* _MATERIAL SUPPLIED_

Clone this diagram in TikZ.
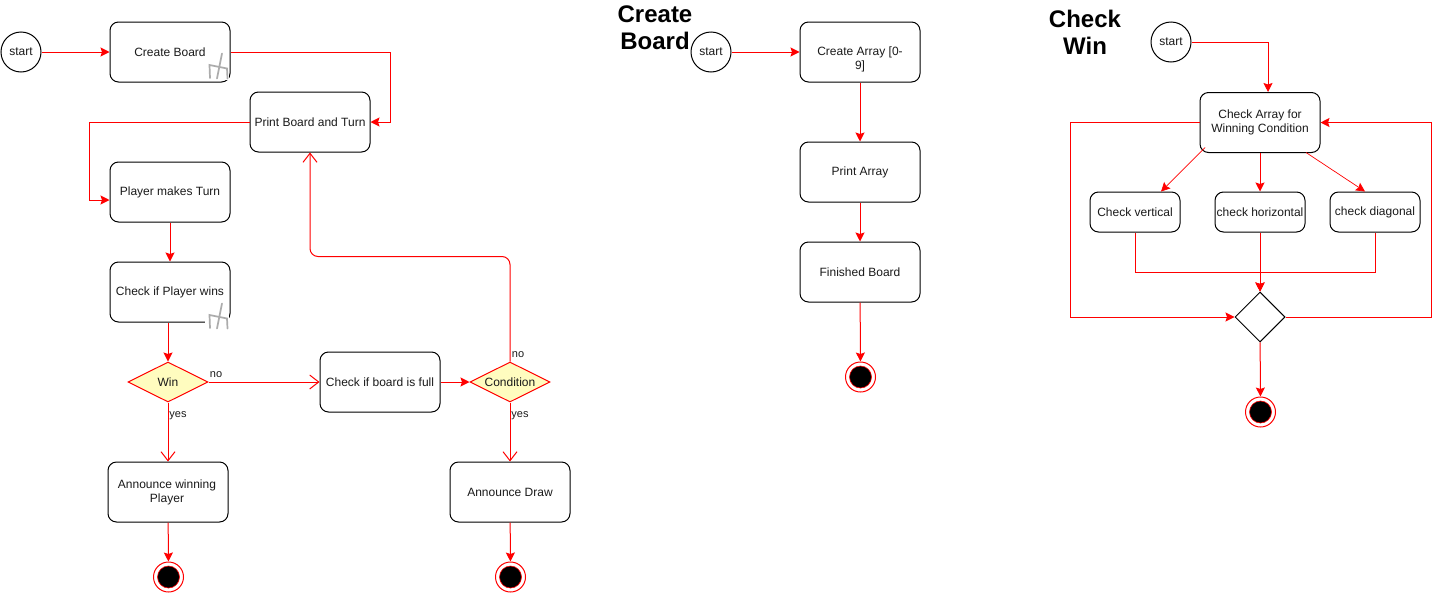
\documentclass[tikz,border=0pt]{standalone}
\usepackage{fontspec}
\setmainfont{Liberation Sans}
\usetikzlibrary{arrows.meta,shapes.geometric,calc}
\definecolor{txt}{HTML}{1A1A1A}
\tikzset{
  act/.style={draw=black,line width=1pt,fill=white,rounded corners=8.5pt,minimum width=120pt,minimum height=60pt,inner sep=0pt,align=center,text=txt,font=\fontsize{12}{14}\selectfont},
  small/.style={act,minimum width=90pt,minimum height=40pt},
  startn/.style={draw=black,line width=1pt,fill=white,circle,minimum size=40pt,inner sep=0pt,text=txt,font=\fontsize{12}{14}\selectfont},
  dec/.style={diamond,aspect=2,draw=red,line width=1pt,fill=yellow!25!white,minimum width=80pt,minimum height=40pt,inner sep=0pt,text=txt,font=\fontsize{12}{14}\selectfont},
  merge/.style={diamond,aspect=1,draw=black,line width=1pt,fill=white,minimum width=50pt,minimum height=50pt,inner sep=0pt},
  endn/.style={circle,draw=red,line width=1pt,fill=white,minimum size=30pt,inner sep=0pt},
  enddot/.style={circle,draw=red,line width=0.6pt,fill=black,minimum size=22pt,inner sep=0pt},
  title/.style={font=\fontsize{24}{27}\selectfont\bfseries,align=center,text=black},
  lbl/.style={font=\fontsize{11}{13}\selectfont,text=txt,inner sep=0pt},
  flow/.style={draw=red,line width=1pt,-{Stealth[length=9pt,width=9pt,inset=1.5pt]}},
  open/.style={draw=red,line width=1pt,-{Straight Barb[length=9pt,width=14pt]}},
  forkl/.style={draw=gray!65,line width=1.7pt,line cap=round},
}
\newcommand{\forkicon}[2]{%
  \begin{scope}[shift={(#1,#2)}]
    \fill[white] (-2,0) rectangle (22,27);
    \draw[forkl] (15,0.5) -- (10,25.5);
    \draw[forkl] (3,25) -- (2.5,12) -- (20,15.5) -- (20.5,25.5);
  \end{scope}}
\begin{document}
\begin{tikzpicture}[x=1pt,y=-1pt]
\useasboundingbox (0,0) rectangle (1440,592);
% left diagram
\node[startn] (s1) at (21,52) {start};
\node[act] (cb) at (170,52) {Create Board};
\node[act] (pb) at (310,122) {Print Board and Turn};
\node[act] (pt) at (170,192) {Player makes Turn};
\node[act] (cw) at (170,292) {Check if Player wins};
\node[dec] (win) at (168,382) {Win};
\node[act] (cf) at (380,382) {Check if board is full};
\node[dec] (cond) at (510,382) {Condition};
\node[act] (aw) at (168,492) {\hspace*{-2pt}Announce winning\\\hspace*{-2pt}Player};
\node[act] (ad) at (510,492) {Announce Draw};
\node[endn] (e1) at (168.5,577) {};
\node[enddot] at (e1) {};
\node[endn] (e2) at (510.5,577) {};
\node[enddot] at (e2) {};
\forkicon{207}{53}
\forkicon{207}{303}
\draw[flow] (s1) -- (cb);
\draw[flow] (cb.east) -- ++(160,0) |- (pb.east);
\draw[flow] (pb.west) -- ++(-160,0) |- ([yshift=-8pt]pt.west);
\draw[flow] (pt) -- (cw);
\draw[flow] ([xshift=-2pt]cw.south) -- (win.north);
\draw[open] (win) -- (aw);
\draw[open] (win) -- (cf);
\draw[flow] (cf) -- (cond);
\draw[open] (cond) -- (ad);
\draw[open,rounded corners=8pt] (cond.north) -- ++(0,-105) -| (pb.south);
\draw[flow] (aw) -- (e1);
\draw[flow] (ad) -- (e2);
\node[lbl] (l1) at (216,375) {no};
\node[lbl] (l2) at (178,416) {yes};
\node[lbl] (l3) at (518,355) {no};
\node[lbl] (l4) at (520,416) {yes};
% middle diagram
\node[title] (t1) at (655,27.5) {Create\\Board};
\node[startn] (s2) at (711,52) {start};
\node[act] (ca) at (860,52) {\rule{0pt}{22.5pt}Create Array [0-\\9]};
\node[act] (pa) at (860,172) {Print Array};
\node[act] (fb) at (860,272) {Finished Board};
\node[endn] (e3) at (860.5,377) {};
\node[enddot] at (e3) {};
\draw[flow] (s2) -- (ca);
\draw[flow] (ca) -- (pa);
\draw[flow] (pa) -- (fb);
\draw[flow] (fb) -- (e3);
% right diagram
\node[title] (t2) at (1085,32.5) {Check\\Win};
\node[startn] (s3) at (1171,42) {start};
\node[act] (ck) at (1260,122.5) {Check Array for\\Winning Condition};
\node[small] (cv) at (1135,212) {Check vertical};
\node[small] (ch) at (1260,212) {check horizontal};
\node[small] (cd) at (1375,212) {check diagonal};
\node[merge] (m) at (1260,317) {};
\node[endn] (e4) at (1260.5,412) {};
\node[enddot] at (e4) {};
\draw[flow] (s3.east) -| ([xshift=8pt]ck.north);
\draw[flow,line width=0.7pt] ([shift={(-55pt,-25pt)}]ck.center) -- ([xshift=26pt]cv.north);
\draw[flow] (ck) -- (ch);
\draw[flow,line width=0.7pt] ([shift={(46pt,-30pt)}]ck.center) -- ([xshift=-10pt]cd.north);
\draw[flow] (cv.south) |- ++(125,40) -- (m.north);
\draw[flow] (ch) -- (m);
\draw[flow] (cd.south) |- ++(-115,40) -- (m.north);
\draw[flow] (ck.west) -- ++(-129,0) |- (m.west);
\draw[flow] (m.east) -- ++(146,0) |- (ck.east);
\draw[flow] (m) -- (e4);
\end{tikzpicture}
\end{document}
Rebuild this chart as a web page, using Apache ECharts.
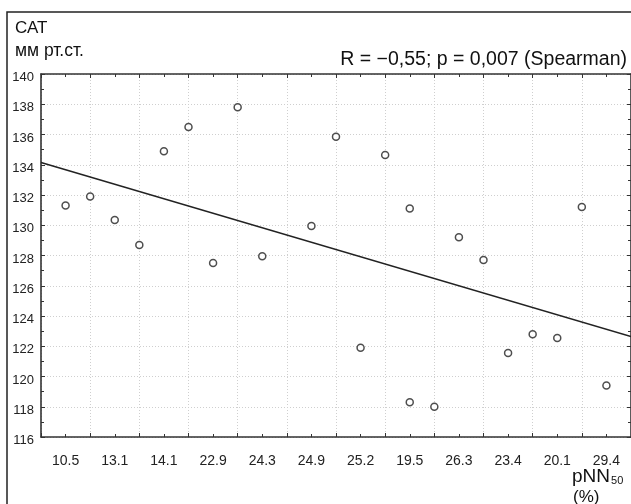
<!DOCTYPE html>
<html>
<head>
    <meta charset="utf-8">
    <title>САТ vs pNN50</title>
    <style>
        html, body { margin: 0; padding: 0; background: #fff; }
        #chart { width: 631px; height: 504px; }
    </style>
</head>
<body>
    <div id="chart"></div>
    <script src="https://cdn.jsdelivr.net/npm/echarts@6/dist/echarts.min.js"></script>
    <script>
        // подписи оси X (по одной на каждые 2 позиции)
        var xLabels = ['10.5', '13.1', '14.1', '22.9', '24.3', '24.9', '25.2', '19.5', '26.3', '23.4', '20.1', '29.4'];
        // позиции точек по оси X (0..24) и значения САТ
        var xPos = [1, 2, 3, 4, 5, 6, 7, 8, 9, 11, 12, 13, 14, 15, 15, 16, 17, 18, 19, 20, 21, 22, 23];
        var satValues = [131.3, 131.9, 130.35, 128.7, 134.9, 136.5, 127.5, 137.8, 127.95, 129.95, 135.85, 121.9, 134.65, 131.1, 118.3, 118.0, 129.2, 127.7, 121.55, 122.8, 122.55, 131.2, 119.4];
        // линия регрессии: начало и конец
        var fitX = [0, 24];
        var fitY = [134.15, 122.65];

        var chart = echarts.init(document.getElementById('chart'));
        var dark = '#333';
        var font = 'Liberation Sans, Arial, sans-serif';
        var gridStyle = { color: '#cfcfcf', type: [1, 2], width: 1 };

        var points = xPos.map(function (x, i) { return [x, satValues[i]]; });
        var fitLine = fitX.map(function (x, i) { return [x, fitY[i]]; });

        // общие настройки осей с внутренними делениями
        function frameAxis(extra) {
            var base = {
                axisLine: { show: true, onZero: false, lineStyle: { color: dark, width: 1.6 } },
                axisTick: { show: true, inside: true, length: 4, lineStyle: { color: dark } },
                minorTick: { show: true, splitNumber: 2, length: 3, lineStyle: { color: dark } },
                axisLabel: { show: false },
                splitLine: { show: false }
            };
            for (var k in extra) base[k] = extra[k];
            return base;
        }

        var option = {
            animation: false,
            backgroundColor: '#fff',
            grid: { left: 41, top: 74, right: -1, bottom: 67, containLabel: false },
            xAxis: [
                frameAxis({ type: 'value', min: 0, max: 24, interval: 2, position: 'bottom',
                    splitLine: { show: true, lineStyle: gridStyle } }),
                {
                    type: 'category', data: xLabels, position: 'bottom', boundaryGap: true,
                    axisLine: { show: false }, axisTick: { show: false },
                    axisLabel: { show: true, margin: 17, color: '#222', fontSize: 14, fontFamily: font },
                    splitLine: { show: false }
                },
                frameAxis({ type: 'value', min: 0, max: 24, interval: 2, position: 'top' })
            ],
            yAxis: [
                frameAxis({ type: 'value', min: 116, max: 140, interval: 2, position: 'left',
                    axisLabel: { show: true, margin: 7, color: '#222', fontSize: 13, fontFamily: font,
                        verticalAlign: 'top', lineHeight: 7 },
                    splitLine: { show: true, lineStyle: gridStyle } }),
                frameAxis({ type: 'value', min: 116, max: 140, interval: 2, position: 'right' })
            ],
            series: [{
                type: 'scatter', xAxisIndex: 0, yAxisIndex: 0,
                symbol: 'circle', symbolSize: 7,
                itemStyle: { color: '#fff', borderColor: '#222', borderWidth: 1.5 },
                data: points, z: 3
            }, {
                type: 'line', xAxisIndex: 0, yAxisIndex: 0,
                showSymbol: false, symbol: 'none',
                lineStyle: { color: '#222', width: 1.5 },
                data: fitLine, z: 2
            }],
            graphic: [{
                type: 'rect', silent: true,
                shape: { x: 7, y: 12, width: 700, height: 600 },
                style: { fill: 'none', stroke: '#222', lineWidth: 1.5 }
            }, {
                type: 'text', left: 15, top: 20,
                style: { text: 'САТ', font: '17px ' + font, fill: '#111' }
            }, {
                type: 'text', left: 15, top: 42,
                style: { text: 'мм рт.ст.', font: '17.5px ' + font, fill: '#111' }
            }, {
                type: 'text', right: 4, top: 50,
                style: { text: 'R = \u22120,55; p = 0,007 (Spearman)', font: '19.5px ' + font, fill: '#111' }
            }, {
                type: 'text', left: 572, top: 467,
                style: {
                    text: '{a|pNN}{b|50}',
                    rich: {
                        a: { font: '19px ' + font, fill: '#111', verticalAlign: 'bottom' },
                        b: { font: '11px ' + font, fill: '#111', padding: [9, 0, 0, 1], verticalAlign: 'bottom' }
                    }
                }
            }, {
                type: 'text', left: 573, top: 489,
                style: { text: '(%)', font: '17px ' + font, fill: '#111' }
            }]
        };
        chart.setOption(option);
        window.addEventListener('resize', function () { chart.resize(); });
    </script>
</body>
</html>
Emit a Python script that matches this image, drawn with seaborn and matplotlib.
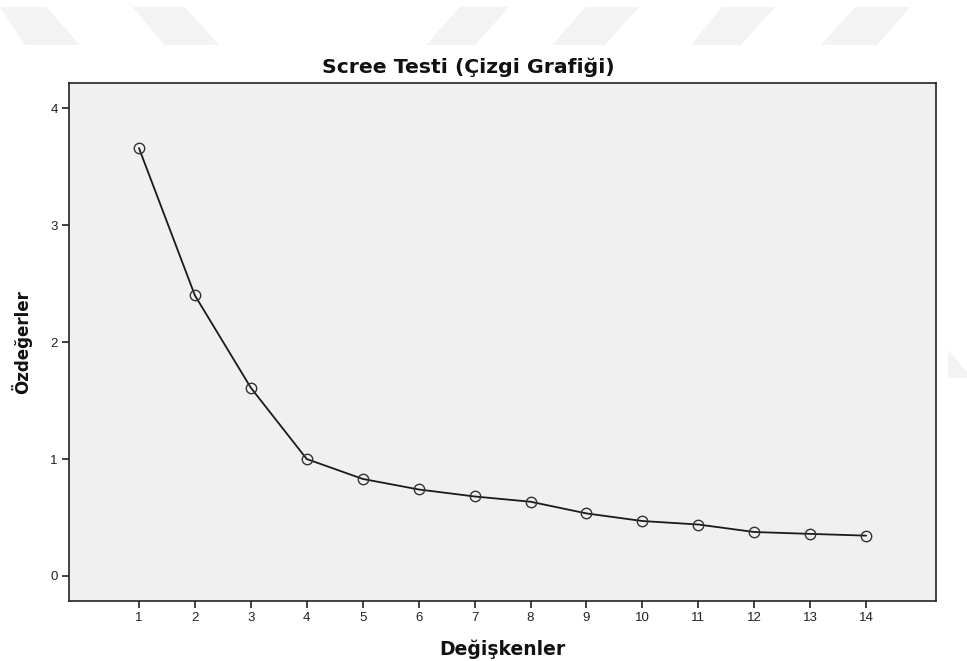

* _CHALLENGE_
Read the data above. Pull out each line in which the string "this" appears.

* _COMPLETED TASK_
Clone this diagram in TikZ.
Rebuild this chart as a web page, using Apache ECharts.
Emit a Python script that matches this image, drawn with seaborn and matplotlib.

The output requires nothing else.